I graduated from the University of Maryland Baltimore County with a Bachelor’s degree in History and have been employed at the Maryland State Archives since 2005 as an Appraisal and Outreach Archivist. My duties range from assisting agencies at all levels of government in Maryland in developing records retention schedules, transferring records to the Archives, managing digitization projects, developing agency policies and procedures in terms of record ingest and description, along with other varying tasks. Some of my larger scale projects that I have worked on since I began at the Maryland Archives includes, co-developing an automated electronic records processing program for our state assessment records, creating a user guide for our state-wide plats website, developing an aerial photography metadata standard for records transfers and overseeing the conservation and scanning of over 100 oversized maps that documented the early mining history of Maryland.

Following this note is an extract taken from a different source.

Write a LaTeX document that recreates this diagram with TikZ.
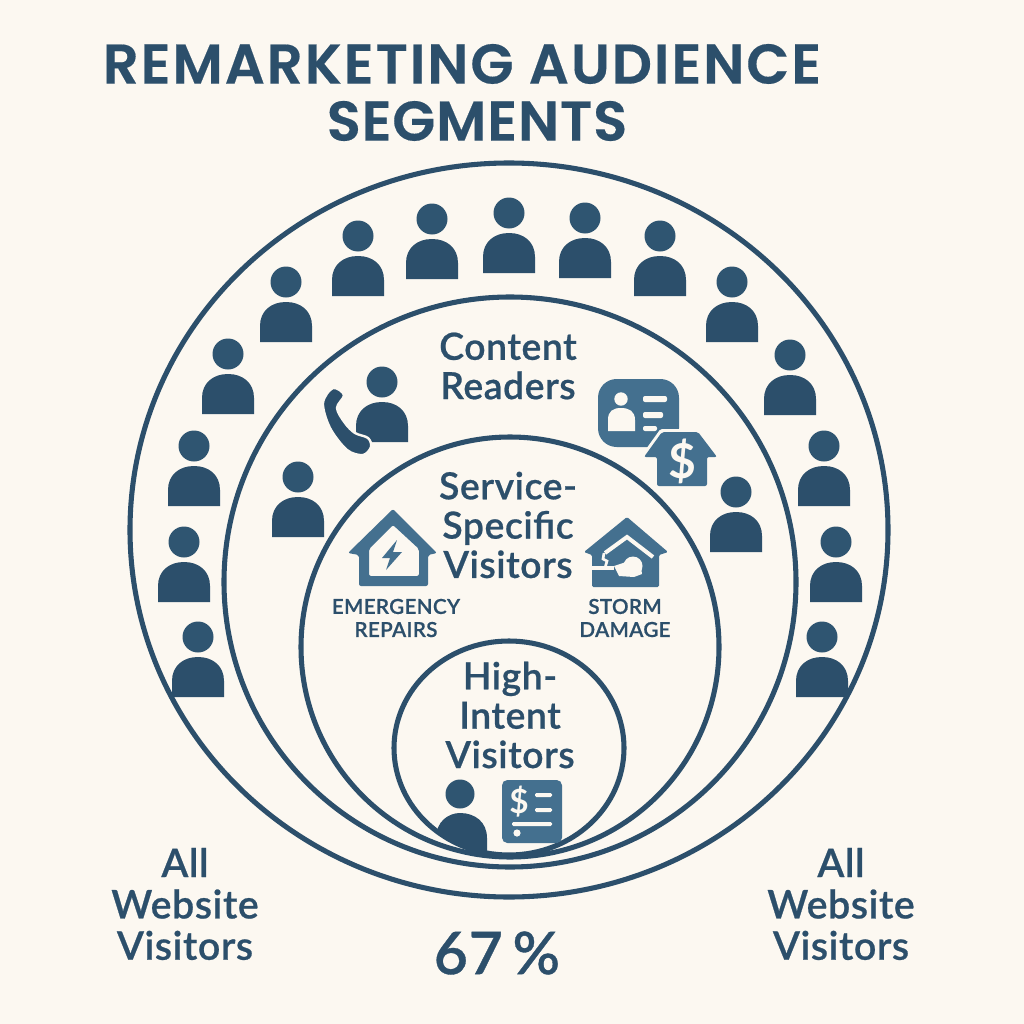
\documentclass[tikz,border=0pt]{standalone}
\usepackage{fontspec}
\setmainfont{Lato}
\newfontfamily\titlefont[LetterSpace=1.5,FakeBold=0.3]{Poppins SemiBold}
\newfontfamily\titlewide[LetterSpace=3.5,FakeBold=0.3]{Poppins SemiBold}
\newfontfamily\lblfont[LetterSpace=1.5,FakeBold=0.6]{Lato Semibold}
\definecolor{paper}{HTML}{FCF8F1}
\definecolor{ink}{HTML}{2C4F6B}
\definecolor{inkb}{HTML}{2F5571}
\definecolor{icon}{HTML}{44708F}
\tikzset{
  ring/.style={draw=ink,line width=3.8pt,fill=none},
  lbl/.style={text=ink,align=center,inner sep=0pt,font=\lblfont\fontsize{28}{29.5}\selectfont},
  lblo/.style={text=ink,align=center,inner sep=0pt,font=\lblfont\fontsize{29.5}{31}\selectfont},
  small/.style={text=ink,align=center,inner sep=0pt,font=\lblfont\fontsize{15.5}{17.3}\selectfont},
  ttl/.style={text=ink,align=center,inner sep=0pt,font=\titlefont\fontsize{42}{42}\selectfont},
  ttlw/.style={text=ink,align=center,inner sep=0pt,font=\titlewide\fontsize{42}{42}\selectfont},
  person/.pic={
    \fill[inkb] (0,0) circle (15.5);
    \fill[ink] (-26,60) -- (-26,44) .. controls (-26,29) and (-15,20) .. (0,20) .. controls (15,20) and (26,29) .. (26,44) -- (26,60) -- cycle;
  },
}
\begin{document}
\begin{tikzpicture}[x=0.75pt,y=-0.75pt]
\useasboundingbox (0,0) rectangle (1024,1024);
\fill[paper] (0,0) rectangle (1024,1024);

% rings
\draw[ring] (509,530) ellipse [x radius=379,y radius=367];
\draw[ring] (510,582) ellipse [x radius=286,y radius=285];
\draw[ring] (510,647) ellipse [x radius=209,y radius=210];
\draw[ring] (509,748) ellipse [x radius=115,y radius=107];

% title
\node[ttlw] (t1) at (462,64) {REMARKETING AUDIENCE};
\node[ttl] (t2) at (477,121) {SEGMENTS};

% people
\foreach \x/\y in {198/637,184/542,194/446,228/354,286/282,358/236,432/219,509/213,585/218,660/236,732/282,790/355,824/446,836/542,822/637,298/477,736/492,382/382}
  \pic at (\x,\y) {person};

% phone
\draw[paper,line width=1.8pt,fill=ink] plot[smooth cycle,tension=0.55] coordinates {(333,388) (344,395) (337,408) (345,423) (355,433) (368,438) (371,447) (363,455) (347,450) (330,428) (323,403)};

% labels
\node[lbl] (cr) at (508,366) {Content\\Readers};
\node[lbl] (sv) at (508,525) {Service-\\Specific\\Visitors};
\node[lbl] (hi) at (510,715) {High-\\Intent\\Visitors};
\node[lblo] (l1) at (185,904) {All\\Website\\Visitors};
\node[lblo] (l2) at (841,904) {All\\Website\\Visitors};
\node[text=ink,inner sep=0pt,font=\lblfont\fontsize{44}{46}\selectfont] (pc) at (497,953) {67\,\%};
\node[small] (er) at (396,618) {EMERGENCY\\REPAIRS};
\node[small] (sd) at (625,618) {STORM\\DAMAGE};

% ID card
\fill[icon,rounded corners=14pt] (598,379) rectangle (679,447);
\fill[paper] (621,399) circle (6.7);
\fill[paper] (608,431) -- (608,420) .. controls (608,411) and (613,408) .. (621,408) .. controls (629,408) and (635,411) .. (635,420) -- (635,431) -- cycle;
\fill[paper,rounded corners=1.5pt] (643,396) rectangle (667,402);
\fill[paper,rounded corners=1.5pt] (643,412) rectangle (663,418);
\fill[paper,rounded corners=1.5pt] (643,426) rectangle (657,431);

% house with dollar
\path[draw=paper,line width=4.5pt,line join=round] (662,432) -- (698,432) -- (717,457) -- (707,457) -- (707,486) -- (657,486) -- (657,457) -- (644,457) -- cycle;
\fill[icon,rounded corners=1.5pt] (662,432) -- (698,432) -- (717,457) -- (707,457) -- (707,486) -- (657,486) -- (657,457) -- (644,457) -- cycle;
\node[text=paper,inner sep=0pt,font=\bfseries\fontsize{36}{36}\selectfont] (hd) at (682,461) {\$};

% bolt house
\fill[icon,even odd rule,rounded corners=1.5pt] (393,509) -- (437,553) -- (428,555) -- (428,586) -- (359,586) -- (359,555) -- (348,553) -- cycle
   (393,525) -- (369,549) -- (369,576) -- (419,576) -- (419,549) -- cycle;
\fill[icon] (397,540) -- (382,558) -- (390,558) -- (386,570) -- (402,552) -- (393,552) -- cycle;

% storm house
\fill[icon,rounded corners=1pt] (627,517) -- (668,552) -- (659,555) -- (659,587) -- (592,587) -- (592,555) -- (584,552) -- cycle;
\draw[paper,line width=3pt,line join=miter] (605,553) -- (627,537) -- (653,557);
\draw[paper,line width=2pt] (604,553) -- (603,559) -- (607,561) -- (605,568);
\fill[paper] (591,566) rectangle (614,570);
\fill[paper] (614,566) -- (626,562) -- (640,560) -- (642,574) -- (634,577) -- (619,576) -- cycle;
\fill[paper] (633,566) circle (9.5);

% dollar list card
\fill[icon,rounded corners=4pt] (502,780) rectangle (562,843);
\node[text=paper,inner sep=0pt,font=\bfseries\fontsize{25}{25}\selectfont] (cd) at (519,802) {\$};
\fill[paper,rounded corners=1pt] (535,793) rectangle (552,797);
\fill[paper,rounded corners=1pt] (535,808) rectangle (552,812);
\fill[paper,rounded corners=1pt] (512,822) rectangle (552,826);
\fill[paper] (517,833) circle (3.6);

% central person, merged with the rings
\begin{scope}
  \clip (509,748) ellipse [x radius=115,y radius=109];
  \fill[ink] (436,860) -- (436,838) .. controls (436,822) and (448,813) .. (460,813) .. controls (475,813) and (487,822) .. (487,838) -- (487,860) -- cycle;
\end{scope}
\fill[inkb] (460,794) circle (14.5);
\end{tikzpicture}
\end{document}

I have recently joined the Tools and Resources subcommittee for SERI, where I hope to use my experience to add value to the work being done to assist intuitions in providing better access to their collections.
I am eager to help the committee in expanding the membership and working within in the community. Over the years I’ve had opportunities to work with various members in the archiving community and have found it to be very rewarding. I would love to further expand those connections and help others who are new to the community to meet and work with their colleagues as well.